Given that the impact of Taliban violence dwarfs that of Hamas, how does Obama go to peace talks on Afghanistan without preconditions? In the past, US officials have insisted the Taliban must reject Al-Qaeda, renounce violence and recognise the new Afghan constitution.

By this week all that had been watered down to maybe the Taliban could disown Al-Qaeda in the future; and it would be nice if the insurgents would embrace the rights of women and minorities in the constitution.

By contrast, Washington has been rigid in its demands that Hamas renounce violence, recognise Israel and accept all deals done by other Palestinian leaders with Israel and the rest of the world before it will engage with the Islamist movement.

Hamas spurned Al-Qaeda years ago, and while the Taliban is cosying up with Tehran, Hamas’s relationship with Iran has cooled because the Palestinian movement refuses to back Iran’s key regional ally, Syria’s President Bashar Al-Assad.

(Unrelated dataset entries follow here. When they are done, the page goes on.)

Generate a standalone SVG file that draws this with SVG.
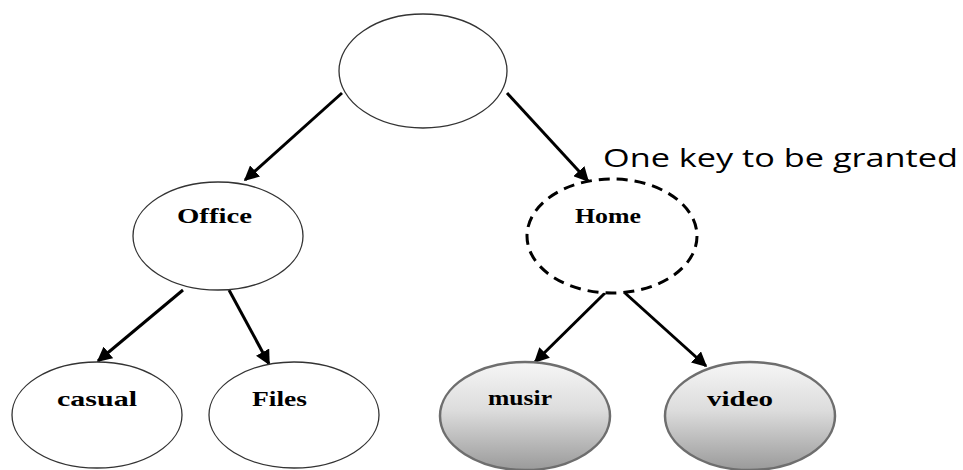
<svg xmlns="http://www.w3.org/2000/svg" width="963" height="470" viewBox="0 0 963 470">
<defs>
<linearGradient id="g" x1="0" y1="0" x2="0" y2="1">
<stop offset="0" stop-color="#f6f6f6"/>
<stop offset="0.45" stop-color="#dcdcdc"/>
<stop offset="1" stop-color="#9a9a9a"/>
</linearGradient>
<marker id="ah" viewBox="0 0 10 10" refX="9" refY="5" markerWidth="5" markerHeight="5" markerUnits="strokeWidth" orient="auto">
<path d="M0,0 L10,5 L0,10 z" fill="#000"/>
</marker>
</defs>
<style>
.n{fill:#fff;stroke:#333;stroke-width:1.3}
.d{fill:#fff;stroke:#000;stroke-width:3;stroke-dasharray:11 7}
.s{fill:url(#g);stroke:#6e6e6e;stroke-width:2.5}
.t{font-family:"Liberation Serif","Times New Roman",serif;font-weight:bold;font-size:21px;fill:#000}
.c line{stroke:#000;stroke-width:3;marker-end:url(#ah)}
.k{font-family:"Open Sans","Noto Sans",sans-serif;font-size:25px;fill:#000}
</style>
<rect width="963" height="470" fill="#fff"/>
<g class="c" id="connectors">
<line x1="342" y1="93" x2="245" y2="180"/>
<line x1="507" y1="93" x2="588" y2="181"/>
<line x1="183" y1="290" x2="98" y2="361"/>
<line x1="229" y1="290" x2="269" y2="364"/>
<line x1="605" y1="293" x2="535" y2="362"/>
<line x1="625" y1="293" x2="706" y2="366"/>
</g>
<g id="root"><ellipse class="n" cx="423" cy="71" rx="84" ry="57"/></g>
<g id="office"><ellipse class="n" cx="218" cy="236" rx="85" ry="54"/><text class="t" x="177" y="223" textLength="75" lengthAdjust="spacingAndGlyphs">Office</text></g>
<g id="home"><ellipse class="d" cx="612" cy="236" rx="85" ry="57"/><text class="t" x="575" y="223" textLength="66" lengthAdjust="spacingAndGlyphs">Home</text></g>
<g id="casual"><ellipse class="n" cx="97" cy="415" rx="85" ry="53"/><text class="t" x="57" y="406" textLength="80" lengthAdjust="spacingAndGlyphs">casual</text></g>
<g id="files"><ellipse class="n" cx="294" cy="415" rx="85" ry="53"/><text class="t" x="252" y="406" textLength="55" lengthAdjust="spacingAndGlyphs">Files</text></g>
<g id="music"><ellipse class="s" cx="525" cy="416" rx="85" ry="54"/><text class="t" x="488" y="405" textLength="64" lengthAdjust="spacingAndGlyphs">musir</text></g>
<g id="video"><ellipse class="s" cx="750" cy="416" rx="85" ry="54"/><text class="t" x="707" y="406" textLength="66" lengthAdjust="spacingAndGlyphs">video</text></g>
<g id="note"><text class="k" x="603" y="167" textLength="355" lengthAdjust="spacingAndGlyphs">One key to be granted</text></g>
</svg>
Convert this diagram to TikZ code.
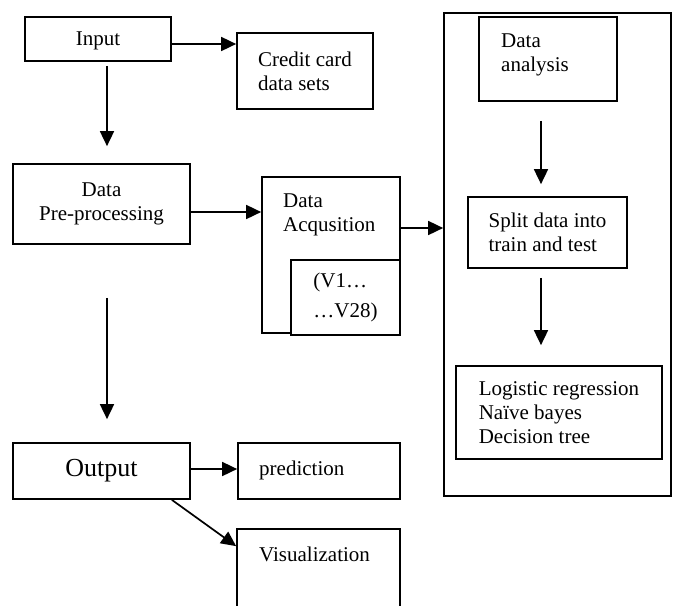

Insisting on preconditions the other side cannot accept is a great ruse by which to be seen to be posturing about peace, while doing little or nothing to achieve it. Unless, that is, the Qatari Emir knows something Obama is not letting on about yet.

Hamas officials were quoted claiming US representatives had been present at a meeting between Hamas and European officials two weeks ago.

The State Department issued a denial of sorts, saying the claims ”are not true”. Indeed.